Why Read/Write Separation Belongs in the Service Layer, Not Just the Database
The article explains that database read/write separation offers limited performance gains and mainly serves data safety, while true scalability for read operations comes from caching and server clusters, and that write operations require a single dedicated server and actor‑model programming for safe concurrency.
My architect colleague asked why I always advocate implementing read/write separation at the service layer when we already have it at the database level, and whether that is sufficient. Below is my explanation.
When optimizing website performance, I often overlook database read/write separation because its performance improvement is modest—essentially just turning one server into two. As the site grows, the 2× capacity quickly becomes insufficient, prompting the need for new optimization strategies. In practice, database read/write separation is more a side effect of data safety: using a second database server for backup naturally leads to a read/write split, yielding a modest 2× gain.
To achieve ten‑fold or even hundred‑fold performance improvements, the common and effective solution is adding caching and server clusters. Shared caches such as Memcached or Redis can provide 10–30× speedups, in‑process caches can reach 100×, and adding a server doubles computational capacity. However, these techniques benefit only read operations; they have virtually no impact on write performance.

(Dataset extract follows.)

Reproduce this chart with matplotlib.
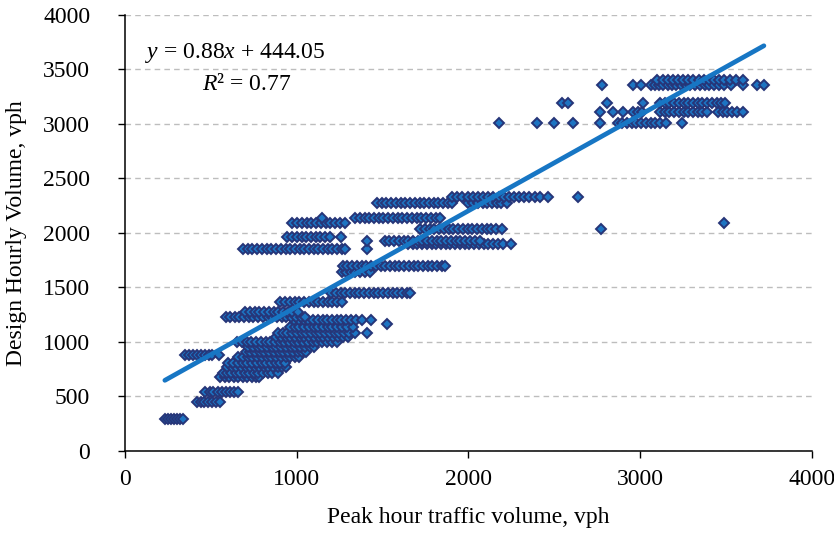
import matplotlib
matplotlib.use("Agg")
import matplotlib.pyplot as plt
import numpy as np

# peak hour traffic volume (x) grouped by design hourly volume level (y)
dhv_levels = [290, 450, 540, 880, 680, 720, 770, 810, 860, 905, 950, 1000,
              1045, 1085, 1140, 1165, 1200, 1230, 1275, 1370, 1450, 1640,
              1700, 1850, 1895, 1930, 1965, 2040, 2090, 2140, 2275, 2330,
              3010, 3110, 3190, 3360, 3400]

phv_by_level = [
    [232, 250, 268, 287, 305, 322, 338],
    [418, 440, 462, 485, 508, 530, 555],
    [468, 492, 515, 540, 563, 588, 612, 635, 655],
    [352, 375, 398, 420, 445, 468, 490, 508, 545],
    [555, 580, 605, 632, 660, 688, 712, 740, 765, 778],
    [568, 592, 618, 645, 670, 698, 722, 750, 775, 802, 830, 855, 888],
    [595, 622, 648, 675, 702, 728, 755, 780, 808, 835, 862, 888, 915, 940],
    [602, 630, 658, 685, 712, 740, 768, 795, 822, 850, 878, 905, 932],
    [660, 688, 715, 742, 770, 798, 825, 852, 880, 908, 935, 962, 990, 1012],
    [702, 730, 758, 785, 812, 840, 868, 895, 922, 950, 978, 1005, 1032, 1055],
    [718, 745, 772, 800, 828, 855, 882, 910, 938, 965, 992, 1020, 1048, 1075, 1100],
    [652, 680, 708, 735, 762, 790, 818, 845, 872, 900, 928, 955, 982, 1010, 1038,
     1065, 1092, 1120, 1148, 1175, 1205, 1235],
    [880, 908, 935, 962, 990, 1018, 1045, 1072, 1100, 1128, 1155, 1182, 1210, 1240,
     1268, 1300],
    [890, 918, 945, 972, 1000, 1028, 1055, 1082, 1110, 1138, 1165, 1192, 1220, 1248,
     1275, 1305, 1340, 1408],
    [960, 988, 1015, 1042, 1070, 1098, 1125, 1152, 1180, 1208, 1235, 1262, 1290, 1330],
    [1525],
    [985, 1012, 1040, 1068, 1095, 1122, 1150, 1178, 1205, 1232, 1260, 1288, 1315,
     1345, 1380, 1430],
    [588, 612, 638, 665, 692, 720, 748, 775, 802, 830, 858, 885, 912, 940, 968, 995,
     1022, 1050],
    [700, 728, 755, 782, 810, 838, 865, 892, 920, 948, 975, 1008],
    [905, 932, 960, 988, 1015, 1042, 1070, 1098, 1125, 1152, 1180, 1208, 1235, 1262],
    [1200, 1228, 1255, 1282, 1310, 1338, 1365, 1392, 1420, 1448, 1475, 1502, 1530,
     1558, 1585, 1612, 1640, 1662],
    [1262, 1288, 1315, 1342, 1370, 1398, 1428],
    [1268, 1295, 1322, 1350, 1378, 1405, 1432, 1460, 1488, 1515, 1542, 1570, 1598,
     1625, 1652, 1680, 1708, 1735, 1762, 1790, 1818, 1845, 1862],
    [688, 715, 742, 770, 798, 825, 852, 880, 908, 935, 962, 990, 1018, 1045, 1072,
     1100, 1125, 1152, 1180, 1208, 1235, 1262, 1282, 1410],
    [1648, 1675, 1702, 1730, 1758, 1785, 1812, 1840, 1868, 1895, 1922, 1950, 1978,
     2005, 2032, 2060, 2088, 2115, 2142, 2170, 2200, 2250],
    [1410, 1512, 1540, 1568, 1595, 1622, 1650, 1678, 1705, 1732, 1760, 1788, 1815,
     1842, 1870, 1898, 1925, 1952, 1980, 2008, 2035, 2068],
    [945, 972, 1000, 1028, 1055, 1082, 1110, 1138, 1165, 1195, 1255],
    [1720, 1748, 1775, 1802, 1830, 1858, 1885, 1912, 1940, 1968, 1995, 2022, 2050,
     2078, 2105, 2132, 2160, 2195, 2770],
    [975, 1002, 1030, 1058, 1085, 1112, 1140, 1168, 1195, 1222, 1250, 1280, 3490],
    [1145, 1340, 1368, 1395, 1422, 1450, 1478, 1505, 1532, 1560, 1588, 1615, 1642,
     1670, 1698, 1725, 1752, 1780, 1808, 1835],
    [1468, 1495, 1522, 1550, 1578, 1605, 1632, 1660, 1688, 1715, 1742, 1770, 1798,
     1825, 1852, 1880, 1902, 2000, 2028, 2055, 2082, 2110, 2138, 2165, 2192, 2222],
    [1905, 1935, 1965, 1995, 2025, 2055, 2085, 2115, 2145, 2175, 2205, 2235, 2265,
     2295, 2325, 2355, 2385, 2415, 2460, 2640],
    [2177, 2399, 2495, 2608, 2766, 2868, 2895, 2922, 2950, 2978, 3005, 3032, 3060,
     3088, 3115, 3150, 3243],
    [2766, 2841, 2900, 2958, 2985, 3010, 3115, 3142, 3170, 3198, 3225, 3252, 3280,
     3308, 3335, 3362, 3388, 3453, 3480, 3508, 3535, 3565, 3598],
    [2545, 2580, 2806, 3016, 3115, 3142, 3170, 3198, 3225, 3252, 3280, 3308, 3335,
     3362, 3390, 3418, 3445, 3470, 3494],
    [2777, 2958, 3006, 3060, 3085, 3110, 3130, 3160, 3185, 3210, 3238, 3265, 3292,
     3320, 3348, 3375, 3402, 3430, 3458, 3490, 3530, 3598, 3680, 3720],
    [3100, 3130, 3160, 3190, 3220, 3250, 3280, 3310, 3340, 3370, 3400, 3430, 3460,
     3490, 3520, 3560, 3600],
]

# linear trend as printed on the chart
slope = 0.88
intercept = 444.05
r_squared = 0.77

x_ticks = [0, 1000, 2000, 3000, 4000]
y_ticks = [0, 500, 1000, 1500, 2000, 2500, 3000, 3500, 4000]

plt.rcParams['font.family'] = ['Liberation Serif', 'DejaVu Serif']
plt.rcParams['mathtext.fontset'] = 'custom'
plt.rcParams['mathtext.rm'] = 'Liberation Serif'
plt.rcParams['mathtext.it'] = 'Liberation Serif:italic'

fig = plt.figure(figsize=(8.34, 5.39), dpi=100)
ax = fig.add_axes([0.1499, 0.1633, 0.8237, 0.8089])

x_all = np.concatenate([np.array(xs, dtype=float) for xs in phv_by_level])
y_all = np.concatenate([np.full(len(xs), lv, dtype=float)
                        for lv, xs in zip(dhv_levels, phv_by_level)])

ax.plot(x_all, y_all, linestyle='none', marker='D', markersize=5.0,
        markerfacecolor='#1d74c2', markeredgecolor='#263578',
        markeredgewidth=1.4, zorder=3)

# trend line over the data range
x_line = np.array([x_all.min(), x_all.max()])
ax.plot(x_line, slope * x_line + intercept, color='#1776c4', linewidth=3.4,
        solid_capstyle='round', zorder=4)

ax.text(116, 3655, r'$y$ = 0.88$x$ + 444.05', fontsize=17, va='center')
ax.text(448, 3360, r'$R$² = %.2f' % r_squared, fontsize=17, va='center')

ax.set_xlim(0, 4000)
ax.set_ylim(0, 4000)
ax.set_xticks(x_ticks)
ax.set_yticks(y_ticks)
ax.tick_params(axis='both', labelsize=17, direction='out', length=5, width=1)
ax.tick_params(axis='y', pad=20)
ax.tick_params(axis='x', pad=8)

ax.yaxis.grid(True, color='#bdbdbd', linestyle=(0, (4, 3)), linewidth=1)
ax.set_axisbelow(True)
for side in ['top', 'right']:
    ax.spines[side].set_visible(False)
for side in ['left', 'bottom']:
    ax.spines[side].set_linewidth(1.1)

ax.set_xlabel('Peak hour traffic volume, vph', fontsize=17, labelpad=12)
ax.set_ylabel('Design Hourly Volume, vph', fontsize=17, labelpad=12)

fig.savefig('out.png', dpi=100)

Consequently, there is essentially no way to significantly boost write performance through architectural deployment alone.
From a hardware perspective, using SSDs helps, and replacing the underlying database with systems like HBase or Cassandra could be considered, though those topics are beyond the scope of this discussion. The key point is that because caching and scaling do not improve writes, write services should not be co‑located with the massive compute clusters that handle reads.
Imagine an architecture where a read‑service cluster consists of four servers and there is a single write server (with a standby for failover). When traffic increases, the read cluster can be expanded to eight servers, easily handling the load because read services are stateless and can be horizontally scaled without risking data inconsistency. In practice, only read services tend to be stateless.
When the write service becomes a bottleneck, adding cache or more servers is not the solution; this scenario often appears as an interview question for architects.
To clarify why write services should not run inside a cluster, I categorize write services into two types:
1. Weakly state‑related writes, such as user‑generated content (comments, posts), where conflicts are rare. Deploying these in a cluster is marginally feasible but offers little benefit and no risk.
2. Strongly state‑related writes, such as inventory updates during flash‑sale “seckill” events, where concurrent writes can cause serious inconsistencies; running these in a cluster is extremely risky.
Understanding this distinction explains why I advocate using a single dedicated write server: only one active server can guarantee that, for example, a flash‑sale does not sell more items than are in stock.
Astute readers may wonder how a single server handles concurrent writes on multi‑core CPUs. The answer lies in the actor model: asynchronous programming combined with an in‑process message queue can serialize critical operations efficiently.
In conclusion, server clusters dramatically improve read‑service performance but are ineffective for writes. Write services should follow a master/slave pattern with only one active server, and inside that server, use programming languages that support the actor model—such as Erlang, Go, Scala, or F#—to ensure safe serialization of critical write operations.